Sûrement le plus odieux dans tout cela c'est que l'auteur – et tous ses autres acolytes littéraro-médiatiques – abonnés aux tribunes de Causeur, aux tables-rondes du Figaro ou aux micros de Finkielkraut – se voient en révolutionnaires "apolitiques", en derniers Mohican dans un pays noyé par le fléau du « progressisme », alors qu'ils ne sont rien de moins que les ixièmes chantres du c'était mieux avant, les mêmes que ceux d'hier et d'avant-hier et du siècle dernier et de jusqu'aussi loin que remonte l'humanité – sorte de hantise générationnelle assez triste finalement comme une peur de son propre déclin –, dans une rhétorique tellement éculée, tellement dépassée et surtout tellement détestable lorsqu'elle se pense singulière et ne trahit finalement que la connerie.

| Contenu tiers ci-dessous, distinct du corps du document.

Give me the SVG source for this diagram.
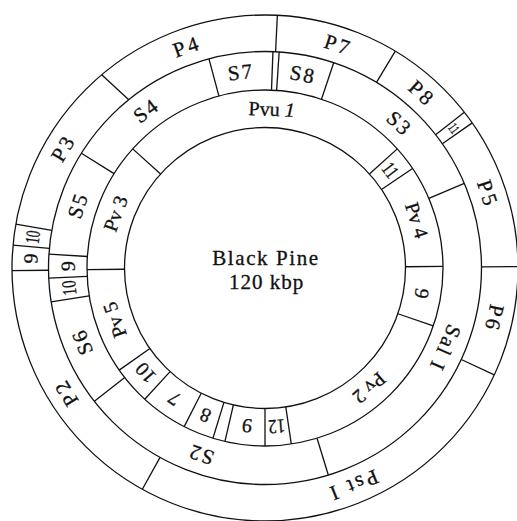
<svg xmlns="http://www.w3.org/2000/svg" width="517" height="521" viewBox="0 0 517 521">
<style>
.ring{fill:none;stroke:#111;stroke-width:1.3}
.div line{stroke:#111;stroke-width:1.3}
text{font-family:"Liberation Serif","DejaVu Serif",serif;fill:#111;stroke:#111;stroke-width:0.3;text-anchor:middle;dominant-baseline:central}
.lp{font-size:21px;letter-spacing:3px}
.ls{font-size:21px;letter-spacing:2px}
.lv{font-size:20px}
.n{font-size:20px}
.c{font-size:21px}
</style>
<rect width="517" height="521" fill="#fff"/>
<g id="rings">
<circle class="ring" cx="265" cy="268" r="253"/>
<circle class="ring" cx="265" cy="268" r="216.5"/>
<circle class="ring" cx="265" cy="268" r="178"/>
<circle class="ring" cx="265" cy="268" r="140.5"/>
</g>
<g id="connectors" class="div">
<line x1="275.58" y1="51.76" x2="277.36" y2="15.30"/>
<line x1="376.51" y1="82.42" x2="395.30" y2="51.14"/>
<line x1="435.60" y1="134.71" x2="464.37" y2="112.24"/>
<line x1="442.35" y1="143.82" x2="472.24" y2="122.89"/>
<line x1="481.5" y1="266.87" x2="518" y2="266.67"/>
<line x1="461.22" y1="359.50" x2="494.30" y2="374.92"/>
<line x1="160.04" y1="457.35" x2="142.34" y2="489.28"/>
<line x1="48.51" y1="270.27" x2="12.01" y2="270.65"/>
<line x1="49.39" y1="248.38" x2="13.04" y2="245.07"/>
<line x1="51.79" y1="230.40" x2="15.84" y2="224.07"/>
<line x1="128.75" y1="99.75" x2="101.70" y2="74.76"/>
<line x1="218.93" y1="96.06" x2="208.97" y2="58.88"/>
<line x1="271.52" y1="89.88" x2="272.93" y2="51.64"/>
<line x1="276.64" y1="90.38" x2="279.16" y2="51.96"/>
<line x1="321.48" y1="99.20" x2="333.70" y2="62.69"/>
<line x1="428.85" y1="198.45" x2="464.29" y2="183.41"/>
<line x1="317.04" y1="438.22" x2="328.30" y2="475.04"/>
<line x1="124.73" y1="377.59" x2="94.40" y2="401.29"/>
<line x1="89.19" y1="295.84" x2="51.17" y2="301.87"/>
<line x1="87.20" y1="276.39" x2="48.74" y2="278.20"/>
<line x1="87.37" y1="256.51" x2="48.95" y2="254.03"/>
<line x1="114.05" y1="173.67" x2="81.40" y2="153.27"/>
<line x1="160.59" y1="173.99" x2="132.72" y2="148.89"/>
<line x1="369.41" y1="173.99" x2="397.28" y2="148.89"/>
<line x1="381.48" y1="189.43" x2="412.57" y2="168.46"/>
<line x1="405.49" y1="266.77" x2="442.99" y2="266.45"/>
<line x1="397.85" y1="313.74" x2="433.30" y2="325.95"/>
<line x1="285.77" y1="406.96" x2="291.31" y2="444.05"/>
<line x1="265" y1="408.5" x2="265" y2="446"/>
<line x1="233.39" y1="404.90" x2="224.96" y2="441.44"/>
<line x1="223.92" y1="402.36" x2="212.96" y2="438.22"/>
<line x1="201.21" y1="393.19" x2="184.19" y2="426.60"/>
<line x1="170.08" y1="371.59" x2="144.74" y2="399.24"/>
<line x1="149.91" y1="348.59" x2="119.19" y2="370.10"/>
<line x1="124.51" y1="269.23" x2="87.01" y2="269.55"/>
</g>
<g id="center">
<text class="c" x="266" y="257.5" letter-spacing="1.6">Black Pine</text>
<text class="c" x="266.5" y="281.5" letter-spacing="1">120 kbp</text>
</g>
<g id="P4"><text class="lp" x="265" y="33.25" transform="rotate(340.6 265 268)">P4</text></g>
<g id="P7"><text class="lp" x="265" y="33.25" transform="rotate(18.2 265 268)">P7</text></g>
<g id="P8"><text class="lp" x="265" y="33.25" transform="rotate(42 265 268)">P8</text></g>
<g id="P11"><text font-size="14" x="265" y="33.25" textLength="9" lengthAdjust="spacingAndGlyphs" transform="rotate(53.5 265 268)">11</text></g>
<g id="P5"><text class="lp" x="265" y="33.25" transform="rotate(71.6 265 268)">P5</text></g>
<g id="P6"><text class="lp" x="265" y="33.25" transform="rotate(102.4 265 268)">P6</text></g>
<g id="PstI"><text class="lp" x="265" y="33.25" letter-spacing="1" transform="rotate(158 265 268)">Pst I</text></g>
<g id="P2"><text class="lp" x="265" y="33.25" transform="rotate(238 265 268)">P2</text></g>
<g id="P9"><text class="n" x="265" y="33.25" transform="rotate(272.3 265 268)">9</text></g>
<g id="P10"><text class="n" x="265" y="33.25" textLength="13" lengthAdjust="spacingAndGlyphs" transform="rotate(277.6 265 268)">10</text></g>
<g id="P3"><text class="lp" x="265" y="33.25" transform="rotate(300.8 265 268)">P3</text></g>
<g id="S7"><text class="ls" x="265" y="70.75" transform="rotate(353 265 268)">S7</text></g>
<g id="S8"><text class="ls" x="265" y="70.75" transform="rotate(11.1 265 268)">S8</text></g>
<g id="S3"><text class="ls" x="265" y="70.75" transform="rotate(42.9 265 268)">S3</text></g>
<g id="SalI"><text class="ls" x="265" y="70.75" letter-spacing="1" transform="rotate(114 265 268)">Sal I</text></g>
<g id="S2"><text class="ls" x="265" y="70.75" transform="rotate(199 265 268)">S2</text></g>
<g id="S6"><text class="ls" x="265" y="70.75" transform="rotate(248 265 268)">S6</text></g>
<g id="S10"><text class="n" x="265" y="70.75" textLength="15" lengthAdjust="spacingAndGlyphs" transform="rotate(264.2 265 268)">10</text></g>
<g id="S9"><text class="n" x="265" y="70.75" transform="rotate(270.5 265 268)">9</text></g>
<g id="S5"><text class="ls" x="265" y="70.75" transform="rotate(288.5 265 268)">S5</text></g>
<g id="S4"><text class="ls" x="265" y="70.75" transform="rotate(323 265 268)">S4</text></g>
<g id="PvuI"><text class="lv" x="265" y="108.75" transform="rotate(2.4 265 268)">Pvu <tspan font-style="italic">1</tspan></text></g>
<g id="Pv11"><text class="n" x="265" y="108.75" textLength="14" lengthAdjust="spacingAndGlyphs" transform="rotate(52 265 268)">11</text></g>
<g id="Pv4"><text class="lv" x="265" y="108.75" transform="rotate(72.5 265 268)">Pv 4</text></g>
<g id="Pv9a"><text class="n" x="265" y="108.75" transform="rotate(99.2 265 268)">9</text></g>
<g id="Pv2"><text class="lv" x="265" y="108.75" transform="rotate(139 265 268)">Pv 2</text></g>
<g id="Pv12"><text class="n" x="265" y="108.75" textLength="17" lengthAdjust="spacingAndGlyphs" transform="rotate(175.75 265 268)">12</text></g>
<g id="Pv9b"><text class="n" x="265" y="108.75" transform="rotate(186.5 265 268)">9</text></g>
<g id="Pv8"><text class="n" x="265" y="108.75" transform="rotate(202 265 268)">8</text></g>
<g id="Pv7"><text class="n" x="265" y="108.75" transform="rotate(214.75 265 268)">7</text></g>
<g id="Pv10"><text class="n" x="265" y="108.75" transform="rotate(228.75 265 268)">10</text></g>
<g id="Pv5"><text class="lv" x="265" y="108.75" transform="rotate(251 265 268)">Pv 5</text></g>
<g id="Pv3"><text class="lv" x="265" y="108.75" transform="rotate(290 265 268)">Pv 3</text></g>
</svg>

Parenthèse nécessaire ici : qu'on ne pense pas que l'idéologie de l'auteur soit condamnable per se, il a bien le droit de penser ce qu'il veut et des réacs ont écrit parmi les plus belles pages de la littérature mondiale. le problème ici, c'est que le texte se laisse déborder par l'idéologie d'extrême-droite qui la sous-tend au point de finir par devenir à une caricature de ce qu'il dénonce. Je reprends ici à mon compte une des citations de l'auteur, que lui adresse à la littérature « progressiste » et qui décrit parfaitement ce texte : « En général, on lit quelques lignes, quelques pages et l'on comprend que l'auteur racole le lecteur à coups de bons sentiments, d'indignations comme il faut, de révoltes bien coiffées. » Inversez la citation et vous aurez la Poursuite du Bonheur ou comment (mal) déguiser un manifeste politique en roman.

C'est d'ailleurs et peut-être le seul point jouissif du livre : ce grand raté de l'auteur qui conduit ses lecteurs « progressistes » à adorer ce texte, où ils pensent lire une farce parodique et cynique sur des réacs bien crétins.